Graphiquement c'est également une belle réussite, l'identification est totale. Particulièrement sensible au trait rétro d' Ugo Bienvenu, la froideur des personnes et le réalisme des dessins nous immergent complètement dans cette dystopie contemporaine colorée. Et comme pour les personnages dans Paiement accepté (2017), toute ressemblance avec des personnes existantes n'est pas vraiment... fortuite ? ;)
Gros coup de coeur de mon côté, vraiment ne passez pas à côté de cette bande dessinée, qui même refermée, continue de faire cogiter !

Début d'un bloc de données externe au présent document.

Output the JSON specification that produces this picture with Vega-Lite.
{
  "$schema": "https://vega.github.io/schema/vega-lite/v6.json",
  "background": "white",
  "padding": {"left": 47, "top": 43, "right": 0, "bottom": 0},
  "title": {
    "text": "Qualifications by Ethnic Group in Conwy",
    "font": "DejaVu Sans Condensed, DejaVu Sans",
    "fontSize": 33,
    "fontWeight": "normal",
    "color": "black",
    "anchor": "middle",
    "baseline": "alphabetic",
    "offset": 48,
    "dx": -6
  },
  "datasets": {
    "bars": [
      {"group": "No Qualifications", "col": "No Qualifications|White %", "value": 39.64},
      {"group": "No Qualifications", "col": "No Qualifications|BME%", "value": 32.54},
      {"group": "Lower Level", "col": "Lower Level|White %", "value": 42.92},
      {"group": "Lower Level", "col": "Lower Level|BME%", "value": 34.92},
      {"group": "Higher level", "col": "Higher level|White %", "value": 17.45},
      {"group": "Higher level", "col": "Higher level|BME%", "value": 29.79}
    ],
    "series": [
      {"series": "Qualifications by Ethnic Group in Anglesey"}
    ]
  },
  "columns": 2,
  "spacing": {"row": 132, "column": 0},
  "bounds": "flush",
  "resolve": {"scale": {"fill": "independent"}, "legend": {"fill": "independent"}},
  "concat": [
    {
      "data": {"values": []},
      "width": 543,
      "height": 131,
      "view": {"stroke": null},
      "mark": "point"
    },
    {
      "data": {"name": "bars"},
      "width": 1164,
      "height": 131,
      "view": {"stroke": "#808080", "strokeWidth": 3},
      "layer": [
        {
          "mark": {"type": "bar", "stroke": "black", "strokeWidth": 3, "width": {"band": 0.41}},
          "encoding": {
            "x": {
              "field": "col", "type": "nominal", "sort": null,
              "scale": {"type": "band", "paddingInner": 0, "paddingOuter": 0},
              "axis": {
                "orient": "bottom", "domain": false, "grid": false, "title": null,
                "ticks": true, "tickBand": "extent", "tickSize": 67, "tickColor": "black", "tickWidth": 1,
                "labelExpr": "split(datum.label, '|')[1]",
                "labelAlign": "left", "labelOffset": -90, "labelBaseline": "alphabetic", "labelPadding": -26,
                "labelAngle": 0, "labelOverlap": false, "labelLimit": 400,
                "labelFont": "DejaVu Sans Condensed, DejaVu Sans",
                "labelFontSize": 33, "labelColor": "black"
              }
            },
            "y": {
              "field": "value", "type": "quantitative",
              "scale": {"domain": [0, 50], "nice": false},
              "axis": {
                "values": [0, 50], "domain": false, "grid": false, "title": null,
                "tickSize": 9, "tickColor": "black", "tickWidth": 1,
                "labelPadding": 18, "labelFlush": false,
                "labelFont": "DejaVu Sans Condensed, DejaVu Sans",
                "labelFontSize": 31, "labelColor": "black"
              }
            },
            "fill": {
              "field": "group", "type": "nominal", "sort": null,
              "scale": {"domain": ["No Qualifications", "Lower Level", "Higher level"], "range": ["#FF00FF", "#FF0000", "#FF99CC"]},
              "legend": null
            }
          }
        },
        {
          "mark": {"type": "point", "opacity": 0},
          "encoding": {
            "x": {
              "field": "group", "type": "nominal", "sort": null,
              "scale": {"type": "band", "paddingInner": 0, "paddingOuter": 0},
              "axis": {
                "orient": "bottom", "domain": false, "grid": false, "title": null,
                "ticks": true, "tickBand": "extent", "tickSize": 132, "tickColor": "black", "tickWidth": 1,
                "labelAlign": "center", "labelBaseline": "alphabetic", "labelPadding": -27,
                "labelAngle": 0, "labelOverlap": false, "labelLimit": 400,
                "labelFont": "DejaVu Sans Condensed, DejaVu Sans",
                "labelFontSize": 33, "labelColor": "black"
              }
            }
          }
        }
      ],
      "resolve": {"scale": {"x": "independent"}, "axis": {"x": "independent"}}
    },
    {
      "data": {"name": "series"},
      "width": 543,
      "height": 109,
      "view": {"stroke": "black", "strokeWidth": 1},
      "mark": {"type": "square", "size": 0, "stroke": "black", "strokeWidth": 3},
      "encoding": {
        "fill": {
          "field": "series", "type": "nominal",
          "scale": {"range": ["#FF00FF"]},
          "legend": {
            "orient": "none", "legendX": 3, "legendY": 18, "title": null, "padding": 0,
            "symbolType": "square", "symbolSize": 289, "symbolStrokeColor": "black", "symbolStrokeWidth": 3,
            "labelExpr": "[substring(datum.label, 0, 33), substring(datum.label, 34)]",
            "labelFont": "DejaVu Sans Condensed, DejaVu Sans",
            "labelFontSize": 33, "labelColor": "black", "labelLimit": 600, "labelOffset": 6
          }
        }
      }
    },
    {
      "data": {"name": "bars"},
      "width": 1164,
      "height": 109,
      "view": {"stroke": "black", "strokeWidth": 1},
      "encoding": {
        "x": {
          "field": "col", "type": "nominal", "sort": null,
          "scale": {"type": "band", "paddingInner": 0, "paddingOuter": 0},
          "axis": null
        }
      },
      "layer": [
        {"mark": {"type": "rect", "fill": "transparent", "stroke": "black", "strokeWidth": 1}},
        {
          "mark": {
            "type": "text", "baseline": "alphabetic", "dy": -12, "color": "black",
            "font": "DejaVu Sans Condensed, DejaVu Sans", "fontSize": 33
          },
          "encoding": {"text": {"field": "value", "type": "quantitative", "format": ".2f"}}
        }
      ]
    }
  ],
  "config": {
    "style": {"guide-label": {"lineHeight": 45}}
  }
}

Préférence système, d'Ugo BIENVENU, un tout jeune dessinateur, ayant déjà travaillé pour MARVEL, qui propose ici un récit d'anticipation, très inspiré et inspirant. Il m'a permis de prendre conscience que même si le style graphique ne répond pas de prime abord avec nos attentes et habitudes, sa cohérence avec l'histoire peuvent donner un ensemble très efficace et agréable. Je n'aurais jamais pensé qu'un robot puisse me procurer une telle émotion.